I saw a thing on Facebook that I have no idea what it's about, but one of the things the girl said was, "greet each other like you're still dating. Like you've been dying to see each other all day. How would you say hello? A hurried hi and a quick kiss?"

Nope. When we were dating, husband and I were probaby the gag me couple. I have no idea if we really were or not because I couldn't take my eyes away from him long enough to see if others were vomiting in our general direction. 

I've been trying to be more romantic lately, but when there are party decorations to make, tests to study for, kids to feed and put to bed, and episodes of Supernatural to watch, it gets a little tough. 

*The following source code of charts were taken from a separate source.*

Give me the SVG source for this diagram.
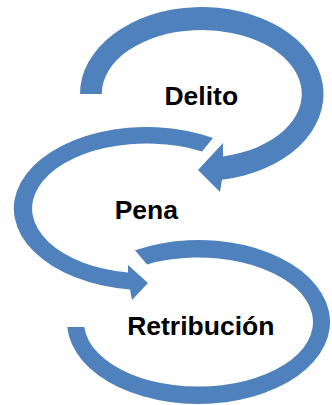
<svg xmlns="http://www.w3.org/2000/svg" width="332" height="405" viewBox="0 0 332 405">
  <style>
    .arrow { fill: #4f81bd; stroke: none; }
    .label { font-family: "Liberation Sans", Arial, sans-serif; font-weight: bold; font-size: 26.5px; fill: #000000; text-anchor: middle; }
  </style>
  <rect x="0" y="0" width="332" height="405" fill="#ffffff"/>
  <g id="node-delito">
    <path class="arrow" d="M80,94 A121.75,87 0 1 1 222,179.8 L220,192 L198,170 L223,143 L223,156.5 A100,64 0 1 0 101.75,94 Z"/>
    <text class="label" x="201.3" y="105">Delito</text>
  </g>
  <g id="node-pena">
    <path class="arrow" d="M213,138 A132.7,81.5 0 1 0 130,289.4 L132,300 L148,283 L128,265 L128,272.6 A114.7,65 0 1 1 202,151.5 Z"/>
    <text class="label" x="146.3" y="218.5">Pena</text>
  </g>
  <g id="node-retribucion">
    <path class="arrow" d="M135,250.2 A131.5,82 0 1 1 67.25,327 L84.3,327 A114.5,64.5 0 1 0 147,264.4 Z"/>
    <text class="label" x="200.8" y="335">Retribución</text>
  </g>
  <g id="connectors"></g>
</svg>
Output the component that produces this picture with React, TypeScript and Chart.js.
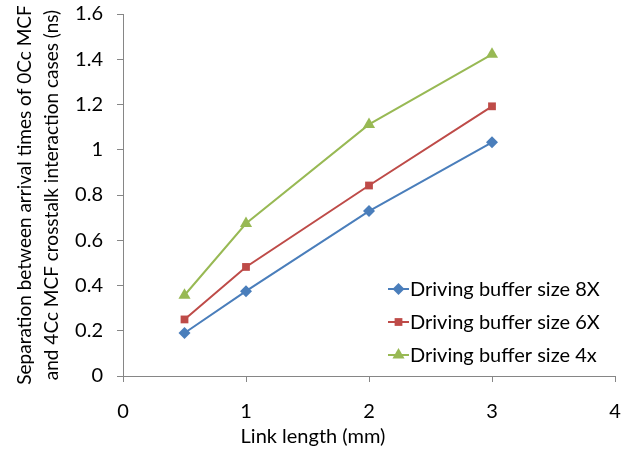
import React, { useEffect, useRef } from 'react';
import { Chart, registerables } from 'chart.js';
import { drawPoint } from 'chart.js/helpers';

Chart.register(...registerables);

const linkLength = [0.5, 1, 2, 3];
const size8X = [0.19, 0.375, 0.729, 1.033];
const size6X = [0.25, 0.482, 0.842, 1.192];
const size4x = [0.357, 0.674, 1.112, 1.422];
const seriesNames = ['Driving buffer size 8X', 'Driving buffer size 6X', 'Driving buffer size 4x'];
const seriesColors = ['#4A7EBB', '#BE4B48', '#98B954'];
const pointStyles = ['rectRot', 'rect', 'triangle'];
const pointRadii = [6, 5.5, 7];
const yTitle = ['Separation between arrival times of 0Cc MCF', 'and 4Cc MCF crosstalk interaction cases (ns)'];
const xTitle = 'Link length (mm)';

const FONT = 'Lato, "Open Sans", sans-serif';
const FS = 20;

const customText = {
  id: 'customText',
  afterDraw(chart: any) {
    const ctx = chart.ctx;
    ctx.save();
    ctx.fillStyle = '#000';
    ctx.font = `${FS}px ${FONT}`;
    ctx.textAlign = 'center';
    ctx.textBaseline = 'middle';
    ctx.fillText(xTitle, 313, 437);
    const rows = [289, 322, 355];
    chart.data.datasets.forEach((ds: any, i: number) => {
      const y = rows[i];
      ctx.strokeStyle = ds.borderColor;
      ctx.lineWidth = 2;
      ctx.beginPath();
      ctx.moveTo(388, y);
      ctx.lineTo(409, y);
      ctx.stroke();
      ctx.fillStyle = ds.backgroundColor;
      drawPoint(ctx, { pointStyle: ds.pointStyle, radius: ds.pointRadius, rotation: 0, borderWidth: 0 }, 398.5, y);
      ctx.fillStyle = '#000';
      ctx.textAlign = 'left';
      ctx.fillText(ds.label, 410, y + 1);
    });
    ctx.restore();
  },
};

export default function App() {
  const ref = useRef<HTMLCanvasElement>(null);
  useEffect(() => {
    const mk = (data: number[], i: number) => ({
      label: seriesNames[i],
      data: linkLength.map((x, j) => ({ x, y: data[j] })),
      borderColor: seriesColors[i],
      backgroundColor: seriesColors[i],
      borderWidth: 2,
      pointStyle: pointStyles[i],
      pointRadius: pointRadii[i],
      pointBorderWidth: 0,
      tension: 0,
    });
    const chart = new Chart(ref.current!, {
      type: 'line',
      data: { datasets: [mk(size8X, 0), mk(size6X, 1), mk(size4x, 2)] },
      plugins: [customText],
      options: {
        animation: false,
        responsive: false,
        layout: { padding: { top: 14, right: 5, left: 0, bottom: 0 } },
        plugins: { legend: { display: false }, tooltip: { enabled: false } },
        scales: {
          x: {
            type: 'linear',
            min: 0,
            max: 4,
            ticks: { stepSize: 1, color: '#000', font: { family: FONT, size: FS }, padding: 18 },
            grid: { drawOnChartArea: false, drawTicks: true, tickLength: 6, color: '#868686' },
            border: { color: '#868686', width: 1 },
            afterFit: (s: any) => { s.height = 77; s.paddingLeft = 0; s.paddingRight = 0; },
          },
          y: {
            min: 0,
            max: 1.6,
            ticks: { stepSize: 0.2, color: '#000', font: { family: FONT, size: FS }, padding: 14,
              callback: (v: any) => String(Math.round(Number(v) * 10) / 10) },
            grid: { drawOnChartArea: false, drawTicks: true, tickLength: 6, color: '#868686' },
            border: { color: '#868686', width: 1 },
            title: { display: true, text: yTitle, color: '#000', font: { family: FONT, size: 19, lineHeight: 1.45 }, padding: { top: 11, bottom: 0 } },
            afterFit: (s: any) => { s.width = 123; s.paddingTop = 0; s.paddingBottom = 0; },
          },
        },
      },
    });
    return () => chart.destroy();
  }, []);
  return (
    <div style={{ position: 'absolute', left: 0, top: 0, width: 622, height: 453, background: '#fff' }}>
      <canvas ref={ref} width={622} height={453} style={{ width: 622, height: 453 }} />
    </div>
  );
}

So in being more romantic (or rather trying to be), I have noticed the little things that have changed. I see pictures from our wedding or dating days and husband looks like a little boy! This was only seven years ago! Not to say he's a grizzly old codger now...more like a refined gentleman of wisdom. A George Clooney who only gets better with age. I was super creepy last night when I came to bed. He was already sleeping and I got ready for bed and then snuggled next to him and just stared. I saw his grey hairs and his little wrinkles. I saw how exhausted he was from working so hard to provide us with a better future. I saw how hard he tries to balance school and family. I saw his faith, his kindness. I saw his absurdity and laugh. I saw every single reason why I chose to spend forever with him. And at that moment, he reached over to hold my hand. 

He reads this, so I apologize for being creepy, but you are just SO handsome! 

Anyway, I was looking at him and drinking in his sleepy face and fell just a little more in love. 

I didn't think it would be possible, but there I was. A little more in love, a little more thankful, and a lot more happy.